Begin DATASET EXTRACT

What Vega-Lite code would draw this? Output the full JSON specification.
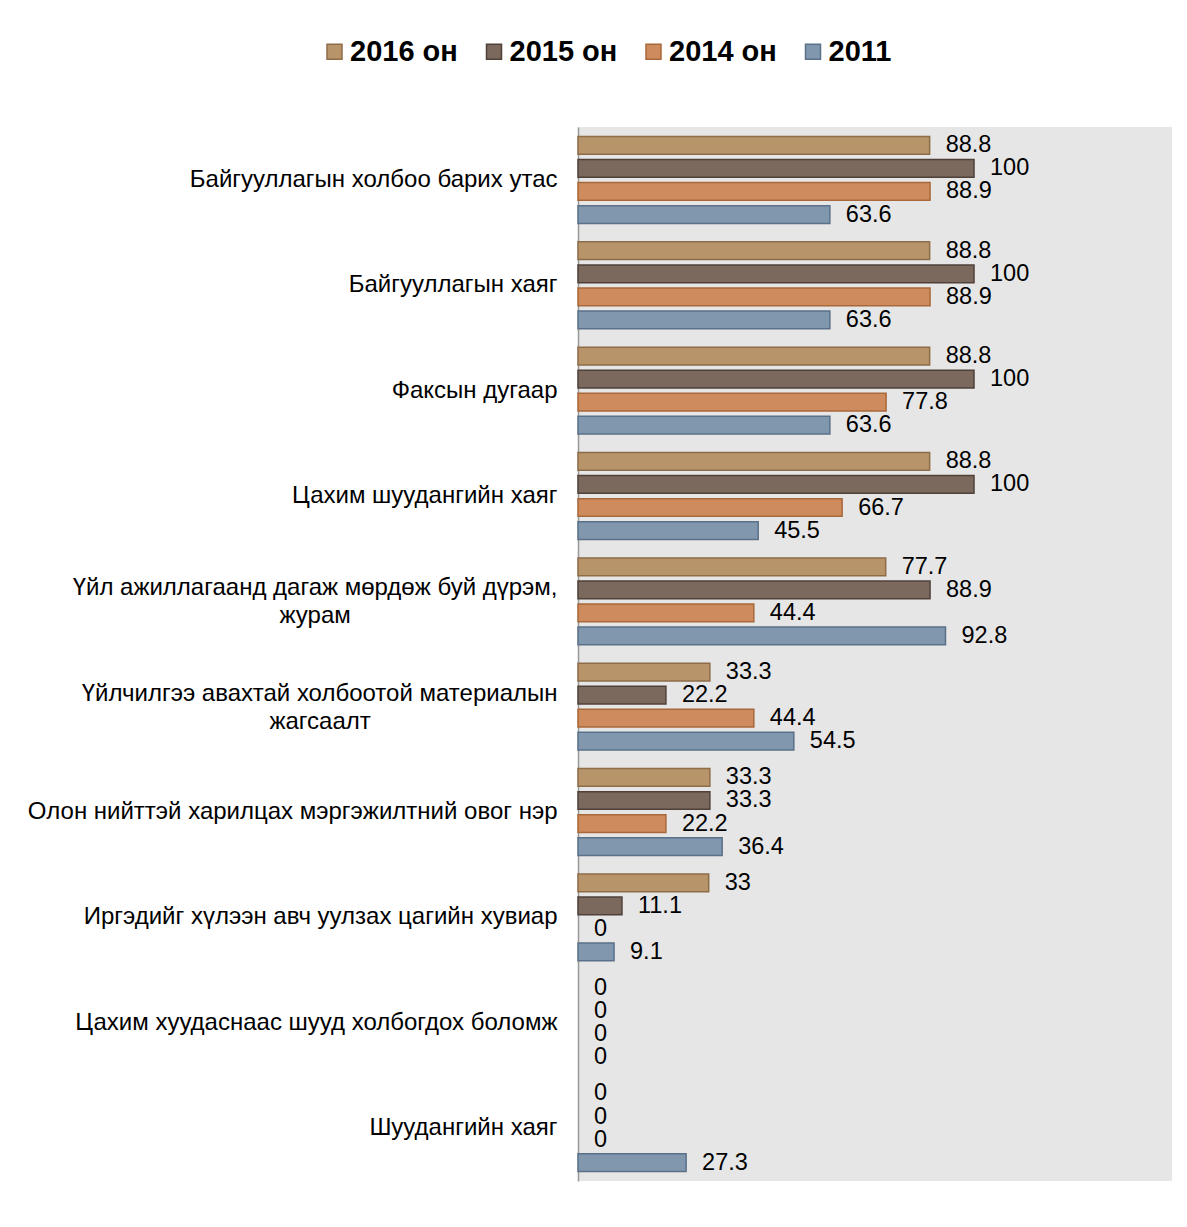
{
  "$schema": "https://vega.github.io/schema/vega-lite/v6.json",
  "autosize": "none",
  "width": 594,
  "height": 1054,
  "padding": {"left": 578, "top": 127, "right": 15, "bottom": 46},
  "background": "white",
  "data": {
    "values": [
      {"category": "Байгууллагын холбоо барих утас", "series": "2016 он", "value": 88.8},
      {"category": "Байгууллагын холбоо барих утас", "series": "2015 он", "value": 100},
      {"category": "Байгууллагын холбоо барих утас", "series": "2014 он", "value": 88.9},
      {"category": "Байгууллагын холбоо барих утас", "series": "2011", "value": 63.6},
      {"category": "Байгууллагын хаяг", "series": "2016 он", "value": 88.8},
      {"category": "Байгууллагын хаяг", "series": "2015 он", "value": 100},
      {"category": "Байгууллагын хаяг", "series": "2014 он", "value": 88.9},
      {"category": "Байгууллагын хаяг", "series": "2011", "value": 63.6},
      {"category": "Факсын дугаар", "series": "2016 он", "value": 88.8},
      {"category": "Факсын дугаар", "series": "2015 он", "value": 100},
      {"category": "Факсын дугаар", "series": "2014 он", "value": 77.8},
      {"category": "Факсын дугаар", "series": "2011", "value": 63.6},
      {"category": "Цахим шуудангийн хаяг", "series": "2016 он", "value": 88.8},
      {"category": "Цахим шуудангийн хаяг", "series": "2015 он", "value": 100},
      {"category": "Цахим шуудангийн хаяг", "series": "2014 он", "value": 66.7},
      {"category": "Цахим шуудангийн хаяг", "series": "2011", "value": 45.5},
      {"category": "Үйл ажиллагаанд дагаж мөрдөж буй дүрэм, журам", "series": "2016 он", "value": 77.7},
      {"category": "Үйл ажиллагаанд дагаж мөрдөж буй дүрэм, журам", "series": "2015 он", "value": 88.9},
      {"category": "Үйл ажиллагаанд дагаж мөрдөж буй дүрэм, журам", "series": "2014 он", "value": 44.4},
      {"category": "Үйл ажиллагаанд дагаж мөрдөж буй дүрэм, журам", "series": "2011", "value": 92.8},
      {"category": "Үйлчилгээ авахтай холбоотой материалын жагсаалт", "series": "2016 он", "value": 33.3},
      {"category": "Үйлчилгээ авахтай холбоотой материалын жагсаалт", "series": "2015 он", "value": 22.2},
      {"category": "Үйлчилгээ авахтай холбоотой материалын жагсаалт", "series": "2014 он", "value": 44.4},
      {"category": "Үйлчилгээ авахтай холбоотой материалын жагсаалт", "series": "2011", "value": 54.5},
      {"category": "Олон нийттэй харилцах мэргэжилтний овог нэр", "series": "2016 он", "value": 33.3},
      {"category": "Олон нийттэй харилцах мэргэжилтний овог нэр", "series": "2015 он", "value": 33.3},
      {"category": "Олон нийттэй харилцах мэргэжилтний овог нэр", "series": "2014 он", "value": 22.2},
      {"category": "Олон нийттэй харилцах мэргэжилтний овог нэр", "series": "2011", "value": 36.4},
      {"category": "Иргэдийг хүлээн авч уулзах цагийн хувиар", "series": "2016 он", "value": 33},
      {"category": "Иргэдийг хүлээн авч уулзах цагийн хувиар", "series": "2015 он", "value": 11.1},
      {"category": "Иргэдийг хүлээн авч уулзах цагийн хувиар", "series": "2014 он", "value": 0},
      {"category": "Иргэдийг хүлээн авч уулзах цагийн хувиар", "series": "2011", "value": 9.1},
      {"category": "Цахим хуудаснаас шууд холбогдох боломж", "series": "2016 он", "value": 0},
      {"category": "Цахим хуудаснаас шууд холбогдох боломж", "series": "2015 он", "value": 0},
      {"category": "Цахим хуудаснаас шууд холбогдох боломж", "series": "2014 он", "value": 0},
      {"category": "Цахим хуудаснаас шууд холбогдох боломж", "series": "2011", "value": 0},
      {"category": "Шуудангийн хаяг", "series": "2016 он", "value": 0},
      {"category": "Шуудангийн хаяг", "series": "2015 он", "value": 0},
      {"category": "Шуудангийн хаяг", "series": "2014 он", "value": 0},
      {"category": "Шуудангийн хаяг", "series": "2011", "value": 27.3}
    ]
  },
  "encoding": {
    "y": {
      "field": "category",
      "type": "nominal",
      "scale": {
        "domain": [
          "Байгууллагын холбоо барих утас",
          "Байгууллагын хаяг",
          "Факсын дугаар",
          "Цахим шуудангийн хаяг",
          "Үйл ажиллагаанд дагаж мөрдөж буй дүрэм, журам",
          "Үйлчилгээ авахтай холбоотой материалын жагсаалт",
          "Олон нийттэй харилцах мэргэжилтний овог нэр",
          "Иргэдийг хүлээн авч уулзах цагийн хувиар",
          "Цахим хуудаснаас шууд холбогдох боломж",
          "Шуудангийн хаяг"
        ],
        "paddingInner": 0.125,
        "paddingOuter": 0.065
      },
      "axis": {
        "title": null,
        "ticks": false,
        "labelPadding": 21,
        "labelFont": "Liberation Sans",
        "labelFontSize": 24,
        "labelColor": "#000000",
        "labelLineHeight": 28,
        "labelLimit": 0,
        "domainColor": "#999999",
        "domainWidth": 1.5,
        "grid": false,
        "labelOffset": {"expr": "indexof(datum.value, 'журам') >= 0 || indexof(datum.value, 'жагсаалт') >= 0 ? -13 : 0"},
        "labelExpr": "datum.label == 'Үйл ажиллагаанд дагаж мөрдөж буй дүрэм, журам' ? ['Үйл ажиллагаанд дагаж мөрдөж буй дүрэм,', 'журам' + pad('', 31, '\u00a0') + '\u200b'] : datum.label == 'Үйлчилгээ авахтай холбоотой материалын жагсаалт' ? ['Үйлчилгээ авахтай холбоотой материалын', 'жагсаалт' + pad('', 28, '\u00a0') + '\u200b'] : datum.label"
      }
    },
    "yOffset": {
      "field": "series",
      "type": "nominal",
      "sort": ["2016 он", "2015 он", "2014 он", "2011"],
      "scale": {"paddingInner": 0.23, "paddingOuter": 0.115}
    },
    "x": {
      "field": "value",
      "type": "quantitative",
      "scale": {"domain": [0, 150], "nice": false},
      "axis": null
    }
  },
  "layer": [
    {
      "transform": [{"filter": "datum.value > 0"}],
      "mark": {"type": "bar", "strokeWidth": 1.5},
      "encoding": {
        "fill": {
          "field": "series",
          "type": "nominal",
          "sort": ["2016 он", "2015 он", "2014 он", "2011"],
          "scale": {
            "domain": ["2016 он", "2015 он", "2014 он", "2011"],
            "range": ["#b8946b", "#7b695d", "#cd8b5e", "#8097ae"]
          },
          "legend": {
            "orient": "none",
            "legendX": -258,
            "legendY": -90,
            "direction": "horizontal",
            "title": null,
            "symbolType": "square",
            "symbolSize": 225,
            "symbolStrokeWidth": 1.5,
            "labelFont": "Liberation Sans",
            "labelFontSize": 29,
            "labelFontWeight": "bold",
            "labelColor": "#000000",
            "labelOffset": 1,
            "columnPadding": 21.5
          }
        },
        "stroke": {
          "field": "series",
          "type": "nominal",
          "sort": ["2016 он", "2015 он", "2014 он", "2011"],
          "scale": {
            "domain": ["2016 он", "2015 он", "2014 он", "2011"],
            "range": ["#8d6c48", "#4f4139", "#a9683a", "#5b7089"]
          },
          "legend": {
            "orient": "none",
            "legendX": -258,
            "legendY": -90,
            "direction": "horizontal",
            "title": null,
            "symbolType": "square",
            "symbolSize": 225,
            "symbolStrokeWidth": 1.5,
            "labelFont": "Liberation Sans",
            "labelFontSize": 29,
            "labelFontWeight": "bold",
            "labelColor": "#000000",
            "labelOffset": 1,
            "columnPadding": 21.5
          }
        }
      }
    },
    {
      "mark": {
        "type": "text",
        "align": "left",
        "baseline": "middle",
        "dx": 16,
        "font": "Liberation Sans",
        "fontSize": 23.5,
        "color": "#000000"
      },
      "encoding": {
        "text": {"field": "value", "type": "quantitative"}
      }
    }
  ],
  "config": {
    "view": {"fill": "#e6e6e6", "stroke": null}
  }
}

End DATASET EXTRACT
Begin DATASET EXTRACT

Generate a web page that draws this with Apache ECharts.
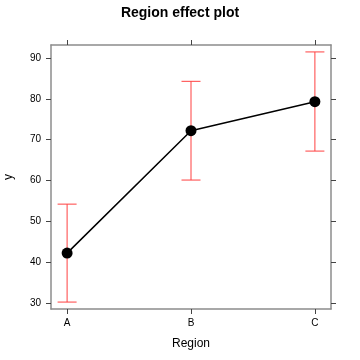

End DATASET EXTRACT

WHAT TO PRODUCE
Search the data for "this". Copy every line that has it.

COMPLETED EXERCISE
What Vega-Lite code would draw this? Output the full JSON specification.
Generate a web page that draws this with Apache ECharts.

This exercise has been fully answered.